On Thu, Oct 06, 2016 at 03:31:59PM -0700, Grant wrote:
> 
> Does this look OK?  It looks to me like heavy swapping in and out with
> plenty of free memory (minus buffers/cache).
> 

Have you looked at the _units_ displayed by vmstat and munin? You're
looking at **kilobytes** being swapped and calling that _heavy swapping_...

In general your system shows that you have a lot of memory used as cache,
and I would guess that the kernel thinks its better to keep using that
memory for caching and swap out the occasional page of application data.
The alternative would be dropping some cache - might be worse for
performance. Swapping does not seem to be something that could be causing
any issues for you.

Do you even have an issue with response times of your webservers? If so
(which you haven't explicitly stated here) it would be better for you to
look at things from that end - what is taking long in the webserver and
what is causing those things to take that long.

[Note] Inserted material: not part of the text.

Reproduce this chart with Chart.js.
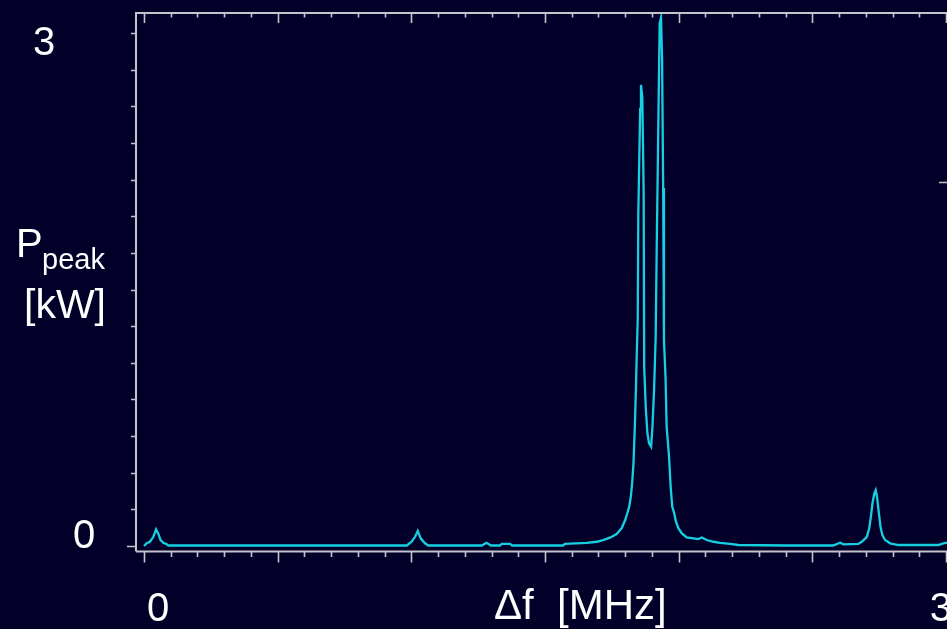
<!DOCTYPE html>
<html><head><meta charset="utf-8">
<script src="https://cdn.jsdelivr.net/npm/chart.js@4.4.1/dist/chart.umd.min.js"></script>
<style>
html,body{margin:0;padding:0;background:#020029;overflow:hidden;}
#wrap{position:relative;width:947px;height:629px;overflow:hidden;background:#020029;}
canvas{display:block;}
</style></head><body>
<div id="wrap"><canvas id="c" width="1000" height="629"></canvas></div>
<script>
// ---- data ----
const freqMHz = [
  0.000,0.010,0.022,0.035,0.045,0.053,0.062,0.072,0.085,0.091,0.300,0.600,0.983,
  1.001,1.014,1.024,1.035,1.051,1.064,1.263,1.281,1.298,1.332,1.338,1.369,1.377,1.567,
  1.575,1.656,1.694,1.717,1.743,1.768,1.787,1.800,1.808,1.815,1.821,1.826,1.831,1.836,
  1.840,1.843,1.847,1.849,1.856,1.859,1.864,1.869,1.871,1.877,1.883,1.889,1.897,1.902,
  1.908,1.914,1.918,1.924,1.929,1.934,1.938,1.942,1.945,1.951,1.955,1.964,1.970,1.976,
  1.983,1.990,1.999,2.012,2.030,2.055,2.073,2.087,2.105,2.130,2.155,2.192,2.223,2.400,
  2.578,2.604,2.616,2.672,2.685,2.704,2.713,2.719,2.725,2.732,2.737,2.742,2.749,2.755,
  2.762,2.772,2.791,2.822,2.972,2.990,3.000,3.015
];
const powerKW = [
  0.000,0.016,0.025,0.054,0.098,0.074,0.035,0.019,0.010,0.003,0.003,0.003,0.003,
  0.025,0.054,0.088,0.045,0.016,0.003,0.003,0.019,0.003,0.003,0.013,0.013,0.003,0.003,
  0.013,0.019,0.025,0.035,0.049,0.070,0.105,0.152,0.193,0.230,0.288,0.368,0.485,0.698,
  0.912,1.107,1.333,1.942,2.556,2.696,2.626,2.070,1.049,0.807,0.661,0.602,0.581,0.698,
  0.912,1.224,1.754,2.480,3.058,3.089,2.842,2.094,1.205,0.982,0.698,0.522,0.347,0.230,
  0.193,0.142,0.104,0.074,0.051,0.045,0.041,0.050,0.035,0.025,0.019,0.012,0.006,0.003,
  0.003,0.019,0.010,0.012,0.025,0.054,0.104,0.171,0.250,0.308,0.327,0.288,0.191,0.113,
  0.064,0.035,0.016,0.006,0.006,0.016,0.019,0.023
];
// tick positions and labels
const xMinorTicks = [0,0.1,0.2,0.3,0.4,0.5,0.6,0.7,0.8,0.9,1.0,1.1,1.2,1.3,1.4,1.5,1.6,1.7,1.8,1.9,2.0,2.1,2.2,2.3,2.4,2.5,2.6,2.7,2.8,2.9,3.0];
const xMajorTicks = [0,0.5,1.0,1.5,2.0,2.5,3.0];
const yTicks = [0,0.214,0.429,0.643,0.857,1.071,1.286,1.5,1.714,1.929,2.143,2.357,2.571,2.786,3.0];
const yMajorTicks = [0];
const yRightTicks = [2.13];
const xTickValues = [0, 3];
const xTickLabels = ['0', '3'];
const yTickValues = [0, 3];
const yTickLabels = ['0', '3'];
const xTitle = 'Δf  [MHz]';
const yTitleMain = 'P';
const yTitleSub = 'peak';
const yTitleUnit = '[kW]';

const AXIS = '#c4c4cc';
const LINE = '#16d0e2';
const FONT = '"Liberation Sans", Arial, sans-serif';

const axesPlugin = {
  id: 'axesPlugin',
  afterDraw(chart) {
    const ctx = chart.ctx, a = chart.chartArea;
    const xs = chart.scales.x, ys = chart.scales.y;
    ctx.save();
    ctx.strokeStyle = AXIS;
    ctx.lineCap = 'butt';
    // frame
    ctx.lineWidth = 2;
    ctx.beginPath();
    ctx.moveTo(a.left, a.bottom); ctx.lineTo(a.left, a.top); ctx.lineTo(a.right, a.top);
    ctx.lineTo(a.right, a.bottom); ctx.lineTo(a.left, a.bottom);
    ctx.stroke();
    ctx.lineWidth = 1.6;
    ctx.beginPath();
    xMinorTicks.forEach(v => {
      const px = Math.round(xs.getPixelForValue(v)) + 0.5;
      const major = xMajorTicks.some(m => Math.abs(m - v) < 1e-6);
      ctx.moveTo(px, a.bottom); ctx.lineTo(px, a.bottom + (major ? 11 : 5.5));
      ctx.moveTo(px, a.top); ctx.lineTo(px, a.top + (major ? 10 : 4.5));
    });
    yTicks.forEach(v => {
      const py = Math.round(ys.getPixelForValue(v)) + 0.5;
      const major = yMajorTicks.some(m => Math.abs(m - v) < 1e-6);
      ctx.moveTo(a.left, py); ctx.lineTo(a.left - (major ? 9 : 5), py);
    });
    yRightTicks.forEach(v => {
      const py = Math.round(ys.getPixelForValue(v)) + 0.5;
      ctx.moveTo(a.right, py); ctx.lineTo(a.right - 11, py);
    });
    ctx.stroke();

    // text
    ctx.fillStyle = '#ffffff';
    ctx.textBaseline = 'alphabetic';
    ctx.font = '40px ' + FONT;
    ctx.textAlign = 'center';
    // x tick labels
    const xOff = [14, -5];
    xTickValues.forEach((v, i) => {
      ctx.fillText(xTickLabels[i], xs.getPixelForValue(v) + xOff[i], 621);
    });
    // y tick labels
    const yPos = [{x: 84, dy: 2}, {x: 44, dy: 22}];
    yTickValues.forEach((v, i) => {
      ctx.fillText(yTickLabels[i], yPos[i].x, ys.getPixelForValue(v) + yPos[i].dy);
    });
    // x title
    ctx.textAlign = 'left';
    ctx.font = '42px ' + FONT;
    ctx.fillText(xTitle, 494, 619);
    // y title
    ctx.font = '40px ' + FONT;
    ctx.fillText(yTitleMain, 16, 257);
    ctx.font = '29px ' + FONT;
    ctx.fillText(yTitleSub, 42, 269);
    ctx.font = '41px ' + FONT;
    ctx.textAlign = 'center';
    ctx.fillText(yTitleUnit, 65, 318);
    ctx.restore();
  }
};

const points = freqMHz.map((f, i) => ({x: f, y: powerKW[i]}));

new Chart(document.getElementById('c'), {
  type: 'line',
  data: { datasets: [{
    data: points,
    borderColor: LINE,
    borderWidth: 2.3,
    pointRadius: 0,
    tension: 0,
    fill: false
  }]},
  options: {
    responsive: false,
    animation: false,
    devicePixelRatio: 1,
    layout: { padding: { left: 136, top: 13, right: 50, bottom: 77.5 } },
    plugins: { legend: { display: false }, tooltip: { enabled: false }, title: { display: false } },
    scales: {
      x: { type: 'linear', display: false, min: -0.030, max: 3.015 },
      y: { type: 'linear', display: false, min: -0.032, max: 3.117 }
    }
  },
  plugins: [axesPlugin]
});
</script>
</body></html>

As it stands, you're using anti-methods of performance analysis:

    Streetlight Anti-Method:

        1. Pick observability tools there are familiar
        2. Run tools
        3. Look for obvious issues

and
    
    Traffic Light Anti-Method

        1. Open dashboard (munin)
        2. All green? Assume everything is good
        3. Something red? Assume that's a problem

If you're really interested in this kind of stuff I recommend checking out
the materials that Brendan Gregg has gathered over the years.